In NASCAR, there is no such thing, meaning as other teams fall further behind Hendrick can still charge top dollar for everything from advertising space to engines and chassis. Its equipment has now won six straight titles; even Stewart’s win last year, with his Stewart-Haas Racing team, came through the grace of Hendrick sheet metal and horsepower slapped on the side. As revenues increase, there are no consequences for Hendrick to consider cutting spending or streamlining its business. In fact, with the SHR partnership throwing an assist to “satellite” organizations, it only increases its value. And it’s A-plus marketing department, with statistics to sell, continues to rack up worldwide deals: they’re on the verge of getting a Chinese company, Trina Solar, to back Kasey Kahne’s No. 5 for nine events.

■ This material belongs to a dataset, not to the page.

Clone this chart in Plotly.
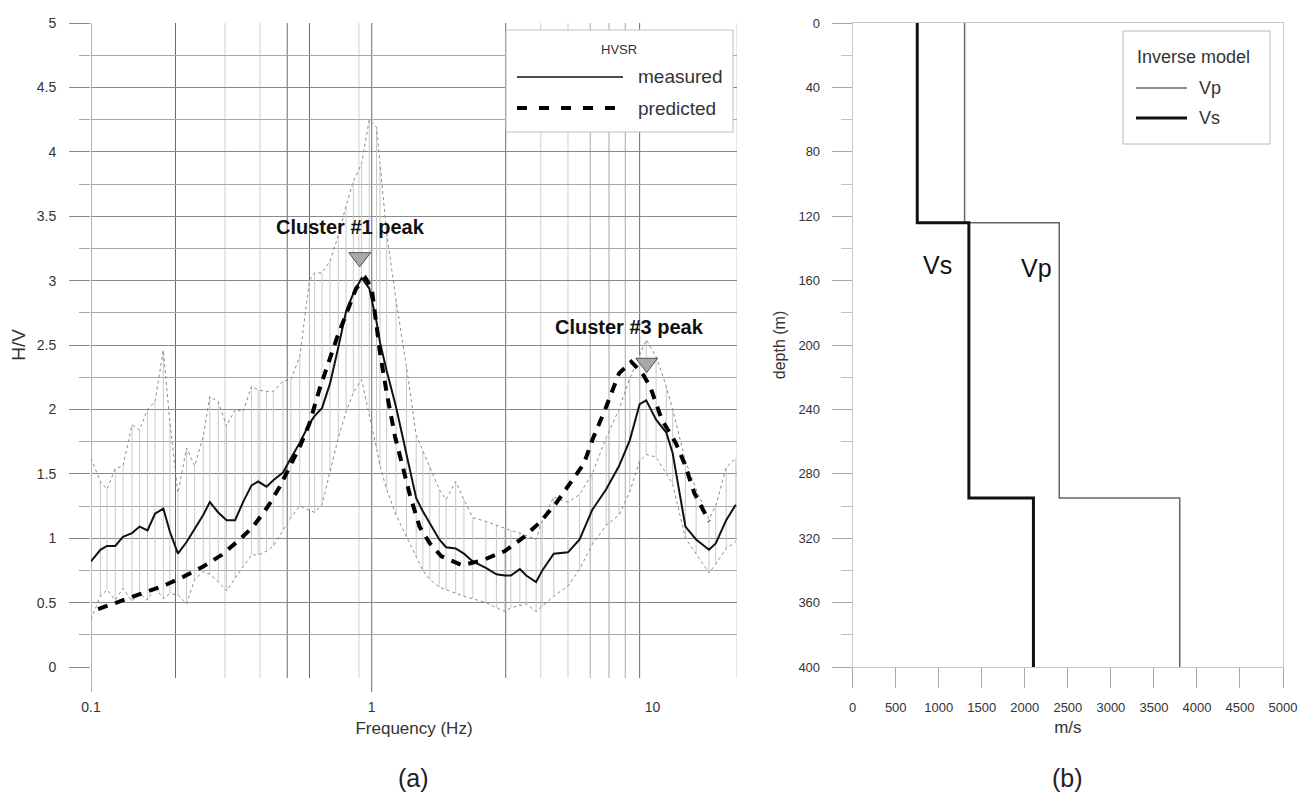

Does that mean money buys championships? Not necessarily, but the important thing is it appears that way to the owners who matter. Kenseth is the perfect example: he already has three sponsors in Best Buy, Zest (a new company) and Valvoline that, if Roush Fenway Racing lowered its operating costs could back him in all 36 events. Their presence is a sign the Fortune 500 isn’t completely ignoring the sport, they’re just putting their foot down and saying, “We’re not giving you a blank check anymore.”

But with the top team still pushing the envelope, how could Roush lower the price tag? No wonder Edwards has more logos on the side of his uniform than that guy with the pieces of flare in Office Space. Broken apart, then sold on particular drivers’ talent, that fleet of companies could back nearly 25 percent of the 43-car grid. But the price to play, uncontrolled, remains high enough that RFR believes the strategy must be to filter funding straight to their sponsor’s dream.

The same applies to an owner looking to enter the sport from the outside. No one wants to enter racing to run second, and right now, the impression is to run first, based on stats, you need to spend at a rate that creates a $350 million NASCAR organization. Even beyond Hendrick, the value for a team like Richard Childress Racing suggests an operating cost per team approaching $50 million.

Certainly in Hendrick’s case, considering Johnson left Daytona with negative points, the actual truth to that statement – money buys championships – is far from a guarantee. But the one place where NASCAR is right about the economy is too much money scares potential owners away, from Red Bull Racing bailing back to Europe to former Cup champion Robert Yates, who chose to retire rather than fall further behind the country club crowd.

This year, Forbes stopped short of ranking the top 10 NASCAR franchises because it only found nine that stood above the fray. What’s the solution? Some say franchising — the first step towards some sort of “salary cap” or “luxury tax” model the other major sports have employed. Others say an expansion of NASCAR’s one rule it tried to use to stop uncontrolled growth: a four-team “limit” per owner. Reducing that to two, plus outlawing the sales of engines and chassis to teams you do not own could limit information sharing, although it would do little to nothing to cut costs. Others feel like putting creativity back in the hands of the mechanics, like relaxing rules for the 2013 model and reducing dependence on aerodynamics, will give underdogs the ability to compete once again at the fraction of the cost. If it’s proven they can win — consistently, to the point a single-car team is making the Chase — perhaps the economics would magically reverse themselves.

There is no perfect solution out there right now. But it’s clear there’s a problem, and the quicker NASCAR stops denying it, blaming a dragging economy and starts working towards long-term fixes, the better off it’s going to be.